Di Liberti non smentirà ciò che emerge dalle intercettazioni, poiché nulla ci sarebbe da smentire smentire, piuttosto proverà a chiarire. È la prospettiva accusatoria che i suoi legali, gli avvocati Fabrizio Biondo e Paolo Starvaggi, proveranno ad azzerare.

Il flusso dei dati non era giornaliero, c’erano difficoltà a riceverli dalle strutture sanitarie e dagli ospedali. Il sistema di raccolta non ha funzionato, non ha retto l’impatto che chiedeva maggiore efficienza, ma ciò non ha avuto conseguenze sulle politiche sanitarie adottate.

È vero, c’erano vittime e contagiati dal Covid da recuperare nella statistica. È successo perché le strutture sanitarie comunicavano i dati aggregati di più giorni. E allora si decideva di spalmarli perché altrimenti, comunicandoli tutti insieme, avrebbe significato, questa volta sì, falsare la realtà.

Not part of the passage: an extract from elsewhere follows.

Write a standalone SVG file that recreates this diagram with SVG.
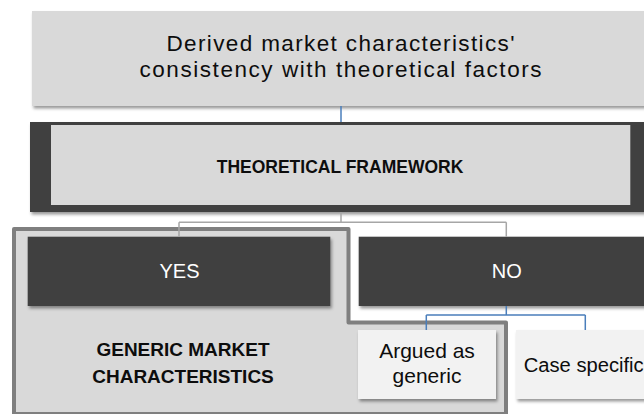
<svg xmlns="http://www.w3.org/2000/svg" width="644" height="414" viewBox="0 0 644 414">
<defs>
<filter id="sh" x="-10%" y="-10%" width="130%" height="140%">
<feDropShadow dx="1.5" dy="2.5" stdDeviation="1.5" flood-color="#000" flood-opacity="0.4"/>
</filter>
<style>
text{font-family:"Liberation Sans",Arial,sans-serif;text-anchor:middle;fill:#0d0d0d}
.light{fill:#d9d9d9}
.dark{fill:#404040}
.pale{fill:#f2f2f2}
.wt{fill:#ffffff}
.b{font-weight:bold}
.grey{fill:none;stroke:#a6a6a6;stroke-width:1.5}
.blue{fill:none;stroke:#4a7ebb;stroke-width:1.5}
</style>
</defs>
<rect width="644" height="414" fill="#ffffff"/>

<g id="generic-region">
<path d="M14,229 H348.5 V322.5 H506 V414 H14 Z" fill="#d9d9d9" stroke="#7f7f7f" stroke-width="4" stroke-linejoin="round"/>
<text class="b" x="183" y="356" font-size="19">GENERIC MARKET</text>
<text class="b" x="183" y="383.3" font-size="19">CHARACTERISTICS</text>
</g>

<g id="question">
<rect class="light" x="32" y="11" width="620" height="95" filter="url(#sh)"/>
<text x="340.5" y="50.5" font-size="22.5" textLength="348">Derived market characteristics'</text>
<text x="340.5" y="76.5" font-size="22.5" textLength="402">consistency with theoretical factors</text>
</g>

<g id="framework">
<rect class="dark" x="30" y="122" width="620" height="90" filter="url(#sh)"/>
<rect class="light" x="51" y="125" width="579.3" height="80"/>
<text class="b" x="340" y="172.7" font-size="17.5">THEORETICAL FRAMEWORK</text>
</g>

<g id="yes">
<rect class="dark" x="27.7" y="236.7" width="302.6" height="69.3" filter="url(#sh)"/>
<text class="wt" x="179.5" y="278.3" font-size="20">YES</text>
</g>

<g id="no">
<rect class="dark" x="358.7" y="236.7" width="300" height="69.3" filter="url(#sh)"/>
<text class="wt" x="506.7" y="278.3" font-size="20">NO</text>
</g>

<g id="argued">
<rect class="pale" x="358" y="330" width="138" height="69" filter="url(#sh)"/>
<text x="427" y="358.3" font-size="21">Argued as</text>
<text x="427" y="383.3" font-size="21">generic</text>
</g>

<g id="case">
<rect class="pale" x="516" y="330" width="140" height="69" filter="url(#sh)"/>
<text x="523.7" y="371.7" font-size="20" style="text-anchor:start" textLength="120" lengthAdjust="spacingAndGlyphs">Case specific</text>
</g>

<g id="connectors">
<line class="blue" x1="341" y1="106" x2="341" y2="122"/>
<path class="grey" d="M341,212 V222.3 M179,222.3 H506.3 M179,222.3 V236.7 M506.3,222.3 V236.7"/>
<path class="blue" d="M506.3,306 V315 M426.3,315 H585.3 M426.3,315 V330 M585.3,315 V330"/>
</g>
</svg>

La versione della difesa è che i dati oggetto dell’inchiesta in ogni caso servivano solo ed esclusivamente per il bollettino giornaliero diramato a livello nazionale dalla Protezione Civile, ma non è su questi numeri che si basava e si basa la scelta del governo nazionale di assegnare alla Sicilia una colorazione – gialla, arancione o rossa – a seconda della gravità della diffusione del virus.

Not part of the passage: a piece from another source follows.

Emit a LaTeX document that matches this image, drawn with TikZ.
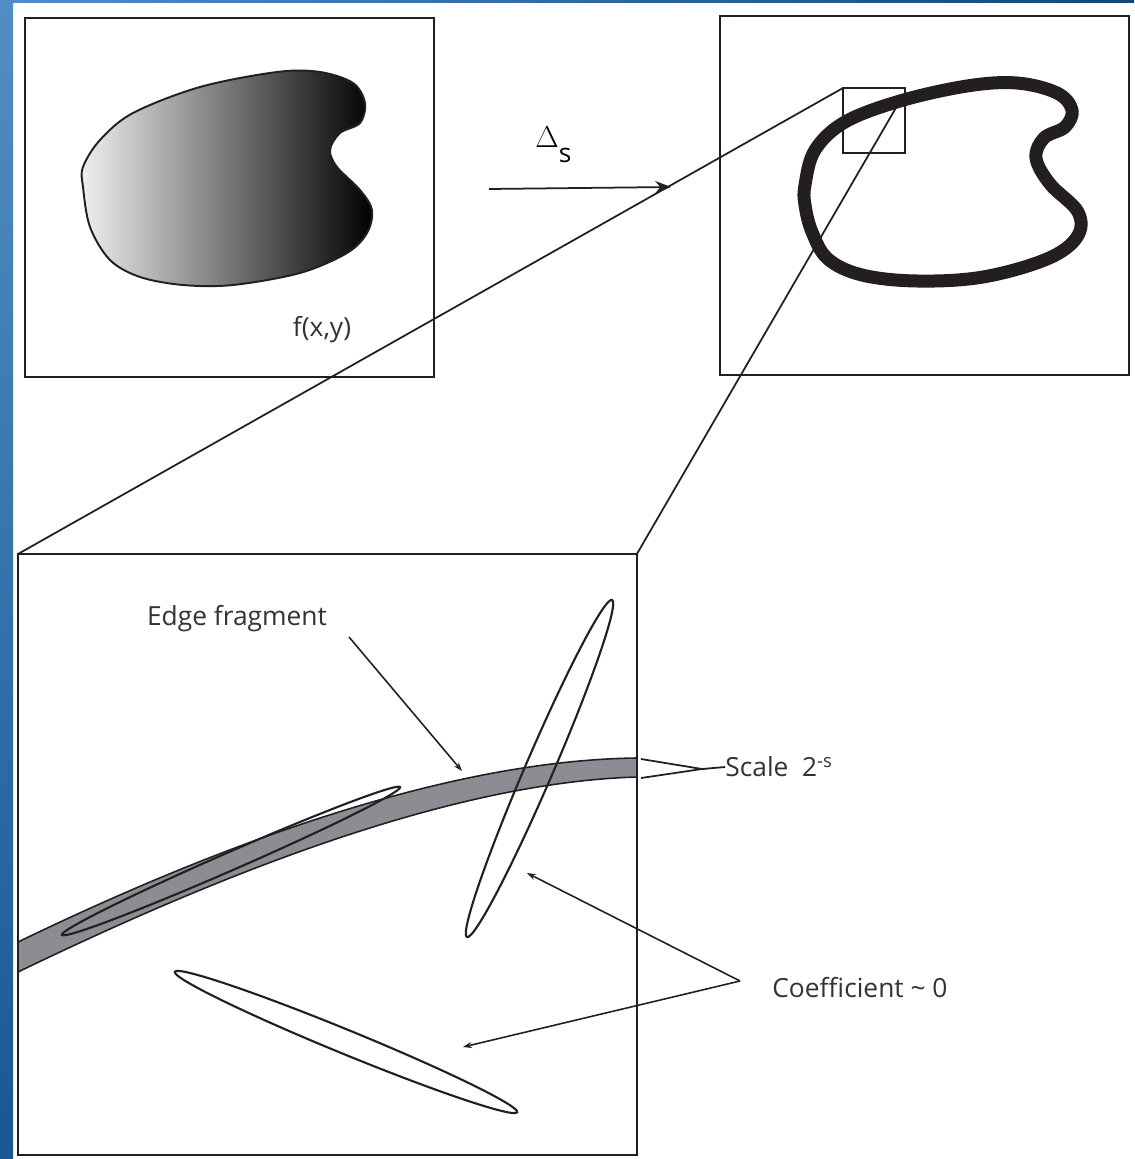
\documentclass[tikz,border=0pt]{standalone}
\usepackage{fontspec}
\setmainfont{Open Sans}
\usepackage{tikz}
\usetikzlibrary{positioning,arrows.meta,calc}

\definecolor{bandgray}{RGB}{140,140,146}
\definecolor{slideblueA}{RGB}{82,142,196}
\definecolor{slideblueB}{RGB}{24,88,146}
\definecolor{inkblack}{RGB}{35,31,32}

\begin{document}
\begin{tikzpicture}[x=0.02cm, y=-0.02cm,
    panel/.style={rectangle, draw=inkblack, line width=1.2pt, inner sep=0pt, outer sep=0pt, anchor=north west},
    zoomline/.style={draw=inkblack, line width=1pt},
    ellip/.style={draw=inkblack, line width=1.2pt},
    pointer/.style={-{Stealth[length=5pt,width=3.5pt]}, draw=inkblack, line width=0.9pt},
    maparrow/.style={-{Stealth[length=9pt,width=7pt]}, draw=inkblack, line width=1pt},
    lbl/.style={font=\fontsize{15}{18}\selectfont, text=black!80, inner sep=0pt}
]
\useasboundingbox (0,0) rectangle (1134,1159);
\fill[white] (0,0) rectangle (1134,1159);

% slide border
\shade[top color=slideblueA, bottom color=slideblueB] (0,0) rectangle (13,1159);
\shade[left color=slideblueA, right color=slideblueB!80!black] (0,0) rectangle (1134,3);

% Image f(x,y)
\node[panel, minimum width=8.18cm, minimum height=7.18cm] (fpanel) at (25,18) {};
\shadedraw[left color=white!94!black, right color=black, draw=inkblack, line width=1.1pt]
  plot[smooth cycle, tension=0.55] coordinates {
    (83,167) (100,140) (133,113) (200,87) (277,72) (320,72) (353,83) (365,103)
    (360,123) (340,133) (330,150) (337,167) (360,190) (372,210) (367,233)
    (347,253) (300,273) (233,285) (183,285) (140,277) (110,260) (90,227) (83,187)};
\node[lbl] (fxy) at (322,330) {f(x,y)};

% Edge image
\node[panel, minimum width=8.18cm, minimum height=7.18cm] (edgepanel) at (720,16) {};
\node[panel, line width=0.9pt, minimum width=1.24cm, minimum height=1.30cm] (zoomsq) at (843,88) {};

% zoom lines
\coordinate (sqend) at (897,106);
\node[panel, minimum width=12.38cm, minimum height=12.02cm] (zoompanel) at (18,554) {};
\draw[zoomline] (zoomsq.north west) -- (zoompanel.north west);
\draw[zoomline] (zoompanel.north east) -- (sqend);

\draw[inkblack, line width=7.4pt, line join=round]
  plot[smooth cycle, tension=0.6] coordinates {
    (805,185) (815,150) (845,122) (900,101) (967,86) (1017,83) (1057,93)
    (1072,110) (1065,127) (1044,138) (1036,158) (1050,184) (1078,212)
    (1077,237) (1047,259) (983,277) (917,281) (862,275) (828,259) (812,232) (805,205)};

% mapping arrow
\coordinate (mapin) at (489,189);
\coordinate (mapout) at (671,187);
\draw[maparrow] (mapin) -- (mapout);
\node[anchor=base west, inner sep=0pt] (deltalbl) at (535,147)
  {{\fontsize{16}{18}\selectfont$\Delta$}\raisebox{-8.6pt}{\fontsize{15}{18}\selectfont s}};

% Zoomed fragment
\filldraw[fill=bandgray, draw=inkblack, line width=0.9pt]
  (18,942) .. controls (260,825) and (470,760) .. (637,758)
  -- (637,777) .. controls (470,782) and (260,855) .. (18,972) -- cycle;

\draw[ellip, rotate around={23.6:(231,861)}] (231,861) ellipse [x radius=184.5, y radius=9];
\draw[ellip, rotate around={66.7:(539.5,768.5)}] (539.5,768.5) ellipse [x radius=183.5, y radius=14];
\draw[ellip, rotate around={-22.3:(346,1042)}] (346,1042) ellipse [x radius=185, y radius=12];

% labels and pointers
\node[lbl] (edgelbl) at (237,619) {Edge fragment};
\coordinate (edgefoot) at (349,637);
\coordinate (edgetip) at (462,771);
\draw[pointer] (edgefoot) -- (edgetip);

\node[lbl, anchor=west] (scalelbl) at (725,767) {Scale\ \ 2\textsuperscript{-s}};
\coordinate (bandtop) at (641,759);
\coordinate (bandbot) at (641,778);
\coordinate (scalejoin) at (702,769);
\draw[zoomline] (bandtop) -- (scalejoin) -- (bandbot);
\draw[zoomline] (scalejoin) -- (scalelbl.west);

\node[lbl, anchor=west] (coeflbl) at (772,988) {Coefficient \textasciitilde{} 0};
\coordinate (coefjoin) at (740,981);
\coordinate (coefA) at (527,873);
\coordinate (coefB) at (463,1047);
\draw[pointer] (coefjoin) -- (coefA);
\draw[pointer] (coefjoin) -- (coefB);

\end{tikzpicture}
\end{document}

La scelta, che spetta all’Istituto superiore di sanità, dipende da parametri più complessi (non solo contagi, decessi e ricoveri) che vengono direttamente caricati dalle strutture sanitarie sulle piattaforme informatiche.

E allora se errori sono stati commessi sono frutto della farraginosità del sistema, ma non avrebbero inciso sulle scelte e sulla vita delle persone. Da qui la tesi difensiva secondo cui, non c’è falso perché la trasmissione dei dati non ha orientato le scelte del governo nazionale. E se non le ha condizionate verrebbe meno il movente: e cioè il proposito di apparire una Regione efficiente, dal punto di vista amministrativo e politico.

Se davvero avessero voluto nascondere la verità non avrebbe avuto alcun senso rendere noti i dati, spalmarli su più giorni e senza criterio.
Sarebbe stato proprio il dipartimento a scoprire che rispetto alle statistiche inviate al ministero, ma non all’Istituto superiore di sanità, c’erano meno positivi e più morti. I dati sono emersi quando la Regione ha chiesto i numeri dei positivi che risultavano in isolamento domiciliare. Si è scoperto che molte vittime non erano state censite.